Frank is the assistant fire chief at this Park City district station that sits just across the fence from I-80. The station and the fire trucks in it are sparkling clean, like a fire station should be. The firefighters are tanned and fit, like firefighters should be.
Until a few months ago, there was even a station house Dalmatian . . . until the dog chewed up the captain's shoes.
The whole scene is one of orderliness and readiness.
And, these days, you can throw in tension.
The place is so quiet you could hear a match drop.
Assistant chief Heumann says he can't remember a "Stage 1 Fire Restriction" since a decade ago, which was the last time the grass was this high and this dry — and the last time firefighters went to sleep with one eye open and one hand on their gear.
The first sign that it was going to be a Stage 1 summer was early in the spring when hikers started their annual invasion of the Summit County mountains and reported little of the mud that usually greets them at the end of winter.
The hikers were thrilled.
Frank and his fellow firefighters thought, "Uh-oh."
A Stage 1 in Summit County means private citizens are not allowed to light fireworks. Not patriotically on the Fourth and 24th and not otherwise, either. There is no good excuse for lighting off anything.

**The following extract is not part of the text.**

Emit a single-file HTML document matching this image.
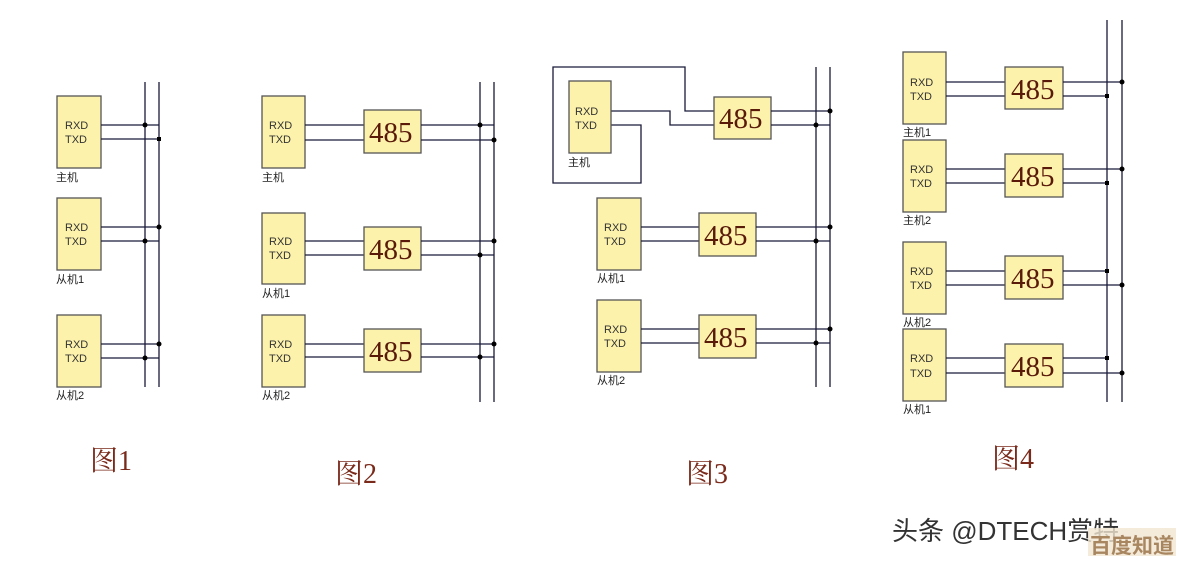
<!DOCTYPE html>
<html><head><meta charset="utf-8"><style>
html,body{margin:0;padding:0;background:#fff;}
svg{display:block;}
.b{fill:#fcf2ab;stroke:#555;stroke-width:1.3}
.w{stroke:#1a1a3a;stroke-width:1.3;fill:none}
.t{font-family:"Liberation Sans",sans-serif;font-size:11px;fill:#333}
.n{font-family:"Liberation Sans","Noto Sans CJK SC",sans-serif;font-size:11px;fill:#222}
.f{font-family:"Liberation Serif",serif;font-size:29px;fill:#5a1a0a}
.c{font-family:"Liberation Serif","Noto Serif CJK SC",serif;font-size:28px;fill:#7a2a1a}
</style></head><body>
<svg width="1179" height="561" xmlns="http://www.w3.org/2000/svg">
<defs>
<g id="blk"><rect class="b" x="0" y="0" width="44" height="72"/></g>
</defs>
<!-- FIG 1 -->
<line class="w" x1="145" y1="82" x2="145" y2="387"/><line class="w" x1="159" y1="82" x2="159" y2="387"/>
<rect class="b" x="57" y="96" width="44" height="72"/><text class="t" x="65" y="129">RXD</text><text class="t" x="65" y="143">TXD</text><text class="n" x="56" y="181">主机</text>
<line class="w" x1="101" y1="125" x2="159" y2="125"/><line class="w" x1="101" y1="139" x2="159" y2="139"/>
<circle cx="145" cy="125" r="2.5"/><rect x="157" y="137" width="4" height="4"/>
<rect class="b" x="57" y="198" width="44" height="72"/><text class="t" x="65" y="231">RXD</text><text class="t" x="65" y="245">TXD</text><text class="n" x="56" y="283">从机1</text>
<line class="w" x1="101" y1="227" x2="159" y2="227"/><line class="w" x1="101" y1="241" x2="159" y2="241"/>
<circle cx="159" cy="227" r="2.5"/><circle cx="145" cy="241" r="2.5"/>
<rect class="b" x="57" y="315" width="44" height="72"/><text class="t" x="65" y="348">RXD</text><text class="t" x="65" y="362">TXD</text><text class="n" x="56" y="399">从机2</text>
<line class="w" x1="101" y1="344" x2="159" y2="344"/><line class="w" x1="101" y1="358" x2="159" y2="358"/>
<circle cx="159" cy="344" r="2.5"/><circle cx="145" cy="358" r="2.5"/>
<text class="c" x="90" y="470">图1</text>

<!-- FIG 2 -->
<line class="w" x1="480" y1="82" x2="480" y2="402"/><line class="w" x1="494" y1="82" x2="494" y2="402"/>
<g>
<rect class="b" x="262" y="96" width="43" height="72"/><text class="t" x="269" y="129">RXD</text><text class="t" x="269" y="143">TXD</text><text class="n" x="262" y="181">主机</text>
<line class="w" x1="305" y1="125" x2="364" y2="125"/><line class="w" x1="305" y1="140" x2="364" y2="140"/>
<rect class="b" x="364" y="110" width="57" height="43"/><text class="f" x="369" y="142">485</text>
<line class="w" x1="421" y1="125" x2="494" y2="125"/><line class="w" x1="421" y1="140" x2="494" y2="140"/>
<circle cx="480" cy="125" r="2.5"/><circle cx="494" cy="140" r="2.5"/>
</g>
<g>
<rect class="b" x="262" y="213" width="43" height="71"/><text class="t" x="269" y="245">RXD</text><text class="t" x="269" y="259">TXD</text><text class="n" x="262" y="297">从机1</text>
<line class="w" x1="305" y1="241" x2="364" y2="241"/><line class="w" x1="305" y1="255" x2="364" y2="255"/>
<rect class="b" x="364" y="227" width="57" height="43"/><text class="f" x="369" y="259">485</text>
<line class="w" x1="421" y1="241" x2="494" y2="241"/><line class="w" x1="421" y1="255" x2="494" y2="255"/>
<circle cx="494" cy="241" r="2.5"/><circle cx="480" cy="255" r="2.5"/>
</g>
<g>
<rect class="b" x="262" y="315" width="43" height="72"/><text class="t" x="269" y="348">RXD</text><text class="t" x="269" y="362">TXD</text><text class="n" x="262" y="399">从机2</text>
<line class="w" x1="305" y1="344" x2="364" y2="344"/><line class="w" x1="305" y1="357" x2="364" y2="357"/>
<rect class="b" x="364" y="329" width="57" height="43"/><text class="f" x="369" y="361">485</text>
<line class="w" x1="421" y1="344" x2="494" y2="344"/><line class="w" x1="421" y1="357" x2="494" y2="357"/>
<circle cx="494" cy="344" r="2.5"/><circle cx="480" cy="357" r="2.5"/>
</g>
<text class="c" x="335" y="483">图2</text>

<!-- FIG 3 -->
<line class="w" x1="816" y1="67" x2="816" y2="387"/><line class="w" x1="830" y1="67" x2="830" y2="387"/>
<polyline class="w" points="714,111 685,111 685,67 553,67 553,183 641,183 641,125 611,125"/>
<polyline class="w" points="611,111 670,111 670,125 714,125"/>
<rect class="b" x="569" y="81" width="42" height="72"/><text class="t" x="575" y="115">RXD</text><text class="t" x="575" y="129">TXD</text><text class="n" x="568" y="166">主机</text>
<rect class="b" x="714" y="97" width="57" height="42"/><text class="f" x="719" y="128">485</text>
<line class="w" x1="771" y1="111" x2="830" y2="111"/><line class="w" x1="771" y1="125" x2="830" y2="125"/>
<circle cx="830" cy="111" r="2.5"/><circle cx="816" cy="125" r="2.5"/>
<g>
<rect class="b" x="597" y="198" width="44" height="72"/><text class="t" x="604" y="231">RXD</text><text class="t" x="604" y="245">TXD</text><text class="n" x="597" y="282">从机1</text>
<line class="w" x1="641" y1="227" x2="699" y2="227"/><line class="w" x1="641" y1="241" x2="699" y2="241"/>
<rect class="b" x="699" y="213" width="57" height="43"/><text class="f" x="704" y="245">485</text>
<line class="w" x1="756" y1="227" x2="830" y2="227"/><line class="w" x1="756" y1="241" x2="830" y2="241"/>
<circle cx="830" cy="227" r="2.5"/><circle cx="816" cy="241" r="2.5"/>
</g>
<g>
<rect class="b" x="597" y="300" width="44" height="72"/><text class="t" x="604" y="333">RXD</text><text class="t" x="604" y="347">TXD</text><text class="n" x="597" y="384">从机2</text>
<line class="w" x1="641" y1="329" x2="699" y2="329"/><line class="w" x1="641" y1="343" x2="699" y2="343"/>
<rect class="b" x="699" y="315" width="57" height="43"/><text class="f" x="704" y="347">485</text>
<line class="w" x1="756" y1="329" x2="830" y2="329"/><line class="w" x1="756" y1="343" x2="830" y2="343"/>
<circle cx="830" cy="329" r="2.5"/><circle cx="816" cy="343" r="2.5"/>
</g>
<text class="c" x="686" y="483">图3</text>

<!-- FIG 4 -->
<line class="w" x1="1107" y1="20" x2="1107" y2="402"/><line class="w" x1="1122" y1="20" x2="1122" y2="402"/>
<g>
<rect class="b" x="903" y="52" width="43" height="72"/><text class="t" x="910" y="86">RXD</text><text class="t" x="910" y="100">TXD</text><text class="n" x="903" y="136">主机1</text>
<line class="w" x1="946" y1="82" x2="1005" y2="82"/><line class="w" x1="946" y1="96" x2="1005" y2="96"/>
<rect class="b" x="1005" y="67" width="58" height="42"/><text class="f" x="1011" y="99">485</text>
<line class="w" x1="1063" y1="82" x2="1122" y2="82"/><line class="w" x1="1063" y1="96" x2="1107" y2="96"/>
<circle cx="1122" cy="82" r="2.5"/><rect x="1105" y="94" width="4" height="4"/>
</g>
<g>
<rect class="b" x="903" y="140" width="43" height="72"/><text class="t" x="910" y="173">RXD</text><text class="t" x="910" y="187">TXD</text><text class="n" x="903" y="224">主机2</text>
<line class="w" x1="946" y1="169" x2="1005" y2="169"/><line class="w" x1="946" y1="183" x2="1005" y2="183"/>
<rect class="b" x="1005" y="154" width="58" height="43"/><text class="f" x="1011" y="186">485</text>
<line class="w" x1="1063" y1="169" x2="1122" y2="169"/><line class="w" x1="1063" y1="183" x2="1107" y2="183"/>
<circle cx="1122" cy="169" r="2.5"/><rect x="1105" y="181" width="4" height="4"/>
</g>
<g>
<rect class="b" x="903" y="242" width="43" height="72"/><text class="t" x="910" y="275">RXD</text><text class="t" x="910" y="289">TXD</text><text class="n" x="903" y="326">从机2</text>
<line class="w" x1="946" y1="271" x2="1005" y2="271"/><line class="w" x1="946" y1="285" x2="1005" y2="285"/>
<rect class="b" x="1005" y="256" width="58" height="43"/><text class="f" x="1011" y="288">485</text>
<line class="w" x1="1063" y1="271" x2="1107" y2="271"/><line class="w" x1="1063" y1="285" x2="1122" y2="285"/>
<rect x="1105" y="269" width="4" height="4"/><circle cx="1122" cy="285" r="2.5"/>
</g>
<g>
<rect class="b" x="903" y="329" width="43" height="72"/><text class="t" x="910" y="362">RXD</text><text class="t" x="910" y="377">TXD</text><text class="n" x="903" y="413">从机1</text>
<line class="w" x1="946" y1="358" x2="1005" y2="358"/><line class="w" x1="946" y1="373" x2="1005" y2="373"/>
<rect class="b" x="1005" y="344" width="58" height="43"/><text class="f" x="1011" y="376">485</text>
<line class="w" x1="1063" y1="358" x2="1107" y2="358"/><line class="w" x1="1063" y1="373" x2="1122" y2="373"/>
<rect x="1105" y="356" width="4" height="4"/><circle cx="1122" cy="373" r="2.5"/>
</g>
<text class="c" x="992" y="468">图4</text>

<!-- watermark -->
<text x="892" y="540" font-family="Liberation Sans,Noto Sans CJK SC,sans-serif" font-size="26" fill="#333">头条 @DTECH赏特</text>
<rect x="1088" y="528" width="88" height="28" fill="#f3e6d2" opacity="0.8"/>
<text x="1090" y="553" font-family="Noto Sans CJK SC,sans-serif" font-size="21" font-weight="bold" fill="#a88660">百度知道</text>
</svg>
</body></html>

One story that regularly makes the station house rounds is from last summer, when a parent across the freeway in Jeremy Ranch took the kids out to show them how to properly discharge fireworks — and ended up starting a fire on the hillside that required helicopters and dozens of firefighters to finally put it out.
The parent was sent a bill for the firefighting expenses totalling several thousand dollars. The parent didn't pay, however, and the county didn't prosecute. A decision that didn't exactly meet with rounds of applause in the station house.
If the same thing were to happen this summer, however, it might be a different story.
"When we come right out and say, 'no fireworks,' and publicize that all over the county," says Capt. Gary Kilgore, "prosecution will happen."
Tough conditions call for tough measures. Just last week, a Summit County sheriff stopped a car on the interstate loaded with $1,000 worth of illegal fireworks bought in Wyoming.
The fireworks were confiscated like they were kilos of cocaine.
Firefighters know they can be just as deadly.
Legal fireworks are also a problem. Months ago, before the driest summer in a decade arrived, business permits were given to people who wanted to sell sparklers and snappers and fountains in shopping center parking lots.
The booths are up and selling.
"You can buy them but you can't light them — not here," says Heumann.
At least not until November.
In the meantime, the summer watch continues. Here in Summit County, they're still crossing their fingers. There have been some minor fires — started by fireworks — but nothing like what's been going on in Salt Lake, Tooele and Davis counties.
When the big fire east of Tooele erupted last week, the smoke caught the jet stream and blew over Summit County, prompting dozens of calls to Fire Station No. 35.
"We had three units rolling before we knew it wasn't here," says Kilgore. He shrugs. "The only chance we've got," he says, "is if we get there fast."